## [What is needed]
Only the pictures are to be left out; set down the rest of the records exactly.

-- -- --

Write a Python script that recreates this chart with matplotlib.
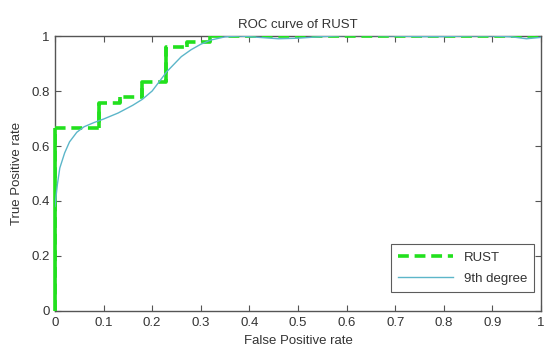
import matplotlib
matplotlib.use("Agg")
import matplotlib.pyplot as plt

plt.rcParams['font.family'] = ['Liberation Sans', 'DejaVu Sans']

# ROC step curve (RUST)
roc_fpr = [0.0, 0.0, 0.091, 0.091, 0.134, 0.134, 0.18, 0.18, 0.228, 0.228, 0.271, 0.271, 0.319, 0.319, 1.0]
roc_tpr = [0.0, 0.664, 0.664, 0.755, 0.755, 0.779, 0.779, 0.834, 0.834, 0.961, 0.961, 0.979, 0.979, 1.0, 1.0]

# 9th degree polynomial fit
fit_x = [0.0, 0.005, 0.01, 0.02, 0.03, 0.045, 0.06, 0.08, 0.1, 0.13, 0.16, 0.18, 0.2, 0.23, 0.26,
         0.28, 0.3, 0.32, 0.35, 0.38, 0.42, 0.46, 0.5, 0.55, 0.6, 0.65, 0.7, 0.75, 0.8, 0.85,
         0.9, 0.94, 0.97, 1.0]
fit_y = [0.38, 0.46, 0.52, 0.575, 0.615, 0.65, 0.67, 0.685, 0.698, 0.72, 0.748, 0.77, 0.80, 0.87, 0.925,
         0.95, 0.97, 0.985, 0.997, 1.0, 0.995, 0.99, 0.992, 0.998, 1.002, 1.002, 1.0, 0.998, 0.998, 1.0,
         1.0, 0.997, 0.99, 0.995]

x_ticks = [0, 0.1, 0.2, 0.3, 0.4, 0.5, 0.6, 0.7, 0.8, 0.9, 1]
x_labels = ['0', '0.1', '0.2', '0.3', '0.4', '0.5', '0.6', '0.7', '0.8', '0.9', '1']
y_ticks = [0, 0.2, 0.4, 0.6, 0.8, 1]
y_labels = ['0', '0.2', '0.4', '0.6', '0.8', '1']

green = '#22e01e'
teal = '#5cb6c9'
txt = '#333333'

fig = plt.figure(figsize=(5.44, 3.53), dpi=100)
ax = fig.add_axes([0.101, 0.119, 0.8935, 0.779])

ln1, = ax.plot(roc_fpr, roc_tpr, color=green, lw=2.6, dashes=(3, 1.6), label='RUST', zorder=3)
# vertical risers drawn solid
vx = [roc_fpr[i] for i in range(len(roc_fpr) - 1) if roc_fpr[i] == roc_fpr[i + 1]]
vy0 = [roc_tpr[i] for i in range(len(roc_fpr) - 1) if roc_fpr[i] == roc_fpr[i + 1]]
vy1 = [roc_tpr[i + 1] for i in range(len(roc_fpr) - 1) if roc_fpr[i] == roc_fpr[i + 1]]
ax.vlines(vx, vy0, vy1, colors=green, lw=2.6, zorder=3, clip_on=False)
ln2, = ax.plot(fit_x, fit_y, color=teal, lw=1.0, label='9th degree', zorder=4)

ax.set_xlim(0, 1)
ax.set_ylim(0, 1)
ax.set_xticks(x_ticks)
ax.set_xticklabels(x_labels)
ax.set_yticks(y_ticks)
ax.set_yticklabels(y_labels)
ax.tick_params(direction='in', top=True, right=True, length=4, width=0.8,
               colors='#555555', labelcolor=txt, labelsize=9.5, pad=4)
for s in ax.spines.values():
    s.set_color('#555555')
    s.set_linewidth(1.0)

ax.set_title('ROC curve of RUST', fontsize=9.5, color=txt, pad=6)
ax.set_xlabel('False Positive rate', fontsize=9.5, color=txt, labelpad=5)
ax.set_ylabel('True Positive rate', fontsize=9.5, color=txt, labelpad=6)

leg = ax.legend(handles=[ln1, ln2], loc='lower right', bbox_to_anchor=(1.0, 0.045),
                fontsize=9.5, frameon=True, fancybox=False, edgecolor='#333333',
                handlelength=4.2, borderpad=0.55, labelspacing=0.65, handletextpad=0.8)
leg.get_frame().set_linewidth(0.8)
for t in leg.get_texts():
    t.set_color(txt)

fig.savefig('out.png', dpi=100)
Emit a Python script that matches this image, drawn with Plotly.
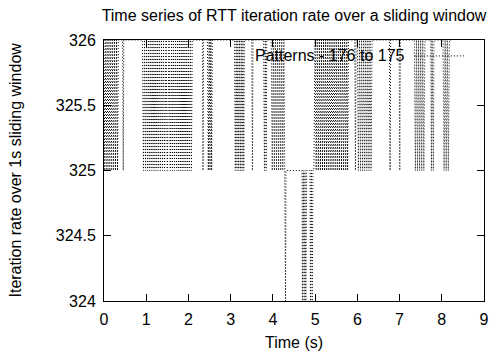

-- -- --

## [Full answer]
Write a Python script that recreates this chart with matplotlib.
import matplotlib
matplotlib.use("Agg")
import matplotlib.pyplot as plt

plt.rcParams['font.family'] = ['Liberation Sans', 'DejaVu Sans']

# ROC step curve (RUST)
roc_fpr = [0.0, 0.0, 0.091, 0.091, 0.134, 0.134, 0.18, 0.18, 0.228, 0.228, 0.271, 0.271, 0.319, 0.319, 1.0]
roc_tpr = [0.0, 0.664, 0.664, 0.755, 0.755, 0.779, 0.779, 0.834, 0.834, 0.961, 0.961, 0.979, 0.979, 1.0, 1.0]

# 9th degree polynomial fit
fit_x = [0.0, 0.005, 0.01, 0.02, 0.03, 0.045, 0.06, 0.08, 0.1, 0.13, 0.16, 0.18, 0.2, 0.23, 0.26,
         0.28, 0.3, 0.32, 0.35, 0.38, 0.42, 0.46, 0.5, 0.55, 0.6, 0.65, 0.7, 0.75, 0.8, 0.85,
         0.9, 0.94, 0.97, 1.0]
fit_y = [0.38, 0.46, 0.52, 0.575, 0.615, 0.65, 0.67, 0.685, 0.698, 0.72, 0.748, 0.77, 0.80, 0.87, 0.925,
         0.95, 0.97, 0.985, 0.997, 1.0, 0.995, 0.99, 0.992, 0.998, 1.002, 1.002, 1.0, 0.998, 0.998, 1.0,
         1.0, 0.997, 0.99, 0.995]

x_ticks = [0, 0.1, 0.2, 0.3, 0.4, 0.5, 0.6, 0.7, 0.8, 0.9, 1]
x_labels = ['0', '0.1', '0.2', '0.3', '0.4', '0.5', '0.6', '0.7', '0.8', '0.9', '1']
y_ticks = [0, 0.2, 0.4, 0.6, 0.8, 1]
y_labels = ['0', '0.2', '0.4', '0.6', '0.8', '1']

green = '#22e01e'
teal = '#5cb6c9'
txt = '#333333'

fig = plt.figure(figsize=(5.44, 3.53), dpi=100)
ax = fig.add_axes([0.101, 0.119, 0.8935, 0.779])

ln1, = ax.plot(roc_fpr, roc_tpr, color=green, lw=2.6, dashes=(3, 1.6), label='RUST', zorder=3)
# vertical risers drawn solid
vx = [roc_fpr[i] for i in range(len(roc_fpr) - 1) if roc_fpr[i] == roc_fpr[i + 1]]
vy0 = [roc_tpr[i] for i in range(len(roc_fpr) - 1) if roc_fpr[i] == roc_fpr[i + 1]]
vy1 = [roc_tpr[i + 1] for i in range(len(roc_fpr) - 1) if roc_fpr[i] == roc_fpr[i + 1]]
ax.vlines(vx, vy0, vy1, colors=green, lw=2.6, zorder=3, clip_on=False)
ln2, = ax.plot(fit_x, fit_y, color=teal, lw=1.0, label='9th degree', zorder=4)

ax.set_xlim(0, 1)
ax.set_ylim(0, 1)
ax.set_xticks(x_ticks)
ax.set_xticklabels(x_labels)
ax.set_yticks(y_ticks)
ax.set_yticklabels(y_labels)
ax.tick_params(direction='in', top=True, right=True, length=4, width=0.8,
               colors='#555555', labelcolor=txt, labelsize=9.5, pad=4)
for s in ax.spines.values():
    s.set_color('#555555')
    s.set_linewidth(1.0)

ax.set_title('ROC curve of RUST', fontsize=9.5, color=txt, pad=6)
ax.set_xlabel('False Positive rate', fontsize=9.5, color=txt, labelpad=5)
ax.set_ylabel('True Positive rate', fontsize=9.5, color=txt, labelpad=6)

leg = ax.legend(handles=[ln1, ln2], loc='lower right', bbox_to_anchor=(1.0, 0.045),
                fontsize=9.5, frameon=True, fancybox=False, edgecolor='#333333',
                handlelength=4.2, borderpad=0.55, labelspacing=0.65, handletextpad=0.8)
leg.get_frame().set_linewidth(0.8)
for t in leg.get_texts():
    t.set_color(txt)

fig.savefig('out.png', dpi=100)
Emit a Python script that matches this image, drawn with Plotly.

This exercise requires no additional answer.